→ REQUEST:
Locate each line with the string "that" in the listing below and copy it.

→ SUPPLIED DATA:

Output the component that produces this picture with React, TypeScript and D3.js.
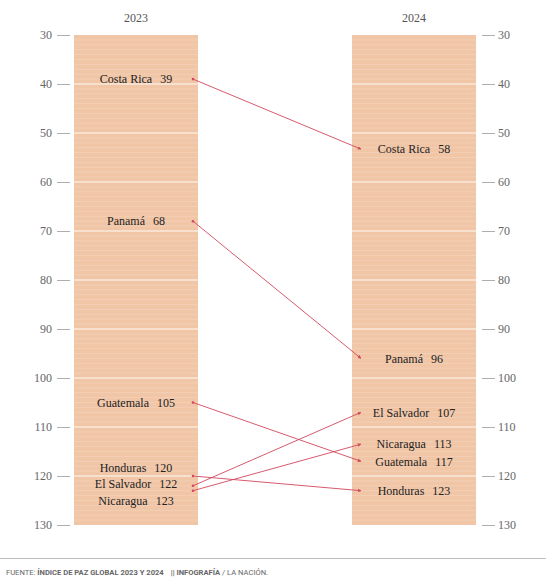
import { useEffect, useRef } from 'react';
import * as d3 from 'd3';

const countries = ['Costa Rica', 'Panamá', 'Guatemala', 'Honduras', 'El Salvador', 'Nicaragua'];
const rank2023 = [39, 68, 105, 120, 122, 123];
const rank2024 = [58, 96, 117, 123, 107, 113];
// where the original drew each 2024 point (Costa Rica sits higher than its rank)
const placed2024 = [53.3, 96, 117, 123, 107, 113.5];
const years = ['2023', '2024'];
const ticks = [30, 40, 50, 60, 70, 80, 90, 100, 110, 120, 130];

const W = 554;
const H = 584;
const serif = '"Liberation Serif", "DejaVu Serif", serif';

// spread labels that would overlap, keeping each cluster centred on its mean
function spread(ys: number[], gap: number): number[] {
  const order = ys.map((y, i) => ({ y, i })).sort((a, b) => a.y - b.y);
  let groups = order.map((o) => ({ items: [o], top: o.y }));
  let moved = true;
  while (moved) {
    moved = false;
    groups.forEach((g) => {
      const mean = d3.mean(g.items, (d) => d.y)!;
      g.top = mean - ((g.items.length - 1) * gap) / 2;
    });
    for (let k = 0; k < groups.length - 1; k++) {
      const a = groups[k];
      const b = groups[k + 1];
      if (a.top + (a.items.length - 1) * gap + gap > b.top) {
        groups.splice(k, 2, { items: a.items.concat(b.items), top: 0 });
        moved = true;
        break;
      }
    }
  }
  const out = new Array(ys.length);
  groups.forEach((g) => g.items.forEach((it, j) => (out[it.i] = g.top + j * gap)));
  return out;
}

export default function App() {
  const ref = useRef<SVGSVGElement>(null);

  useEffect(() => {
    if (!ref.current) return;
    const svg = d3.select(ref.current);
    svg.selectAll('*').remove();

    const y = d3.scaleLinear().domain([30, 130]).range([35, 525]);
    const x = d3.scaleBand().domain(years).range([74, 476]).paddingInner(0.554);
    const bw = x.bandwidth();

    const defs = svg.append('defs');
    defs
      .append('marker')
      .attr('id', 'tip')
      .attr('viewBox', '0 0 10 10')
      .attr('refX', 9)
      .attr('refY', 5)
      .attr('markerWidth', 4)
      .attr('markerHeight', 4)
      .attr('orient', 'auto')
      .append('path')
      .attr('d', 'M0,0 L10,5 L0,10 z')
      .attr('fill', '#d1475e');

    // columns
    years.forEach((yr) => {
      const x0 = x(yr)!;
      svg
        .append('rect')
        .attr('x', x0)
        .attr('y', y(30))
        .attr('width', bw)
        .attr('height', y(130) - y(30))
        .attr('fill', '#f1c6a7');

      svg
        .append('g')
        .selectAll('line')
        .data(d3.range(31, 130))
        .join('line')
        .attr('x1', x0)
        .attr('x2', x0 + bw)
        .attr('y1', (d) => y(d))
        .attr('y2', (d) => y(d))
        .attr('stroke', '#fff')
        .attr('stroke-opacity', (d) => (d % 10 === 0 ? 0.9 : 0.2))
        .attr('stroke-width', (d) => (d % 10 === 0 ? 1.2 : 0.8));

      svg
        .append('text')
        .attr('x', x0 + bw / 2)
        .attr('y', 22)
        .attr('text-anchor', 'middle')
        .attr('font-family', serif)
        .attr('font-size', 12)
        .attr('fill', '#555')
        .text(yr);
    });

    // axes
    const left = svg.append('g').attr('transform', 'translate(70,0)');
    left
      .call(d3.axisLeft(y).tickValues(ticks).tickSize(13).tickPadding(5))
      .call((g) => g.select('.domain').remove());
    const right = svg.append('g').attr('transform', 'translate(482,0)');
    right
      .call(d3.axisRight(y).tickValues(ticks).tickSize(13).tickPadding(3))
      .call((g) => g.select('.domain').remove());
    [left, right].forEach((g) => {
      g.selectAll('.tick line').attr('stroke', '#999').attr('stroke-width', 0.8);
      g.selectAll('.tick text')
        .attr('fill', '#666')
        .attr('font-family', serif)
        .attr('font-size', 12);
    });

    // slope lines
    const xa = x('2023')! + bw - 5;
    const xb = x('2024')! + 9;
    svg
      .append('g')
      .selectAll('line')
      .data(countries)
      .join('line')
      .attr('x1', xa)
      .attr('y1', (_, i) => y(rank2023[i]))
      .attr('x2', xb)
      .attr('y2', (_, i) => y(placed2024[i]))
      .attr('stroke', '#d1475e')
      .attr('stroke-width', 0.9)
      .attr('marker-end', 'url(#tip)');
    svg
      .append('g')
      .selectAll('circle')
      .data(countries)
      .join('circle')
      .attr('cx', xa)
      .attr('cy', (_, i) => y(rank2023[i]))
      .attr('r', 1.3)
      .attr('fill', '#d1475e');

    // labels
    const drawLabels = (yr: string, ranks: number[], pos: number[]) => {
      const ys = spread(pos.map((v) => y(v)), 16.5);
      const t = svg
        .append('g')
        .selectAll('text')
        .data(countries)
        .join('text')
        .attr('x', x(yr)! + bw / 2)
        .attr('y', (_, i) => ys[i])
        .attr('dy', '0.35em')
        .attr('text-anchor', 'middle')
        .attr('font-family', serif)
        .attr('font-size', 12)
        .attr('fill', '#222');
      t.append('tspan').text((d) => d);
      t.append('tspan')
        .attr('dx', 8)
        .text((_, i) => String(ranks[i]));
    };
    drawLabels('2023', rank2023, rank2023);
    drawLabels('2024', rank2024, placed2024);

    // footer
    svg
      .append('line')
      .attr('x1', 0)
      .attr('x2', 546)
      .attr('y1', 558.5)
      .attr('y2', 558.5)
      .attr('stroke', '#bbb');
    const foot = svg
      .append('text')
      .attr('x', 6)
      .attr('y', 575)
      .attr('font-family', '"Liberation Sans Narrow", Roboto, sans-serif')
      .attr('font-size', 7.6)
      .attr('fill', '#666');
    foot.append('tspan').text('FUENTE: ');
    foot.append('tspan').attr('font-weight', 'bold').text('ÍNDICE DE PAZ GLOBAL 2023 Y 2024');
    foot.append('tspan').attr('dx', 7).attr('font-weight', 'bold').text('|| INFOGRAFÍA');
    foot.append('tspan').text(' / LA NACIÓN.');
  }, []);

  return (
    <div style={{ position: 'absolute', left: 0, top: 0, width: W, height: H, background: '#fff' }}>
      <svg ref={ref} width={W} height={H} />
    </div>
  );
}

→ EXERCISE RESPONSE:
Output the component that produces this picture with React, TypeScript and D3.js.
// spread labels that would overlap, keeping each cluster centred on its mean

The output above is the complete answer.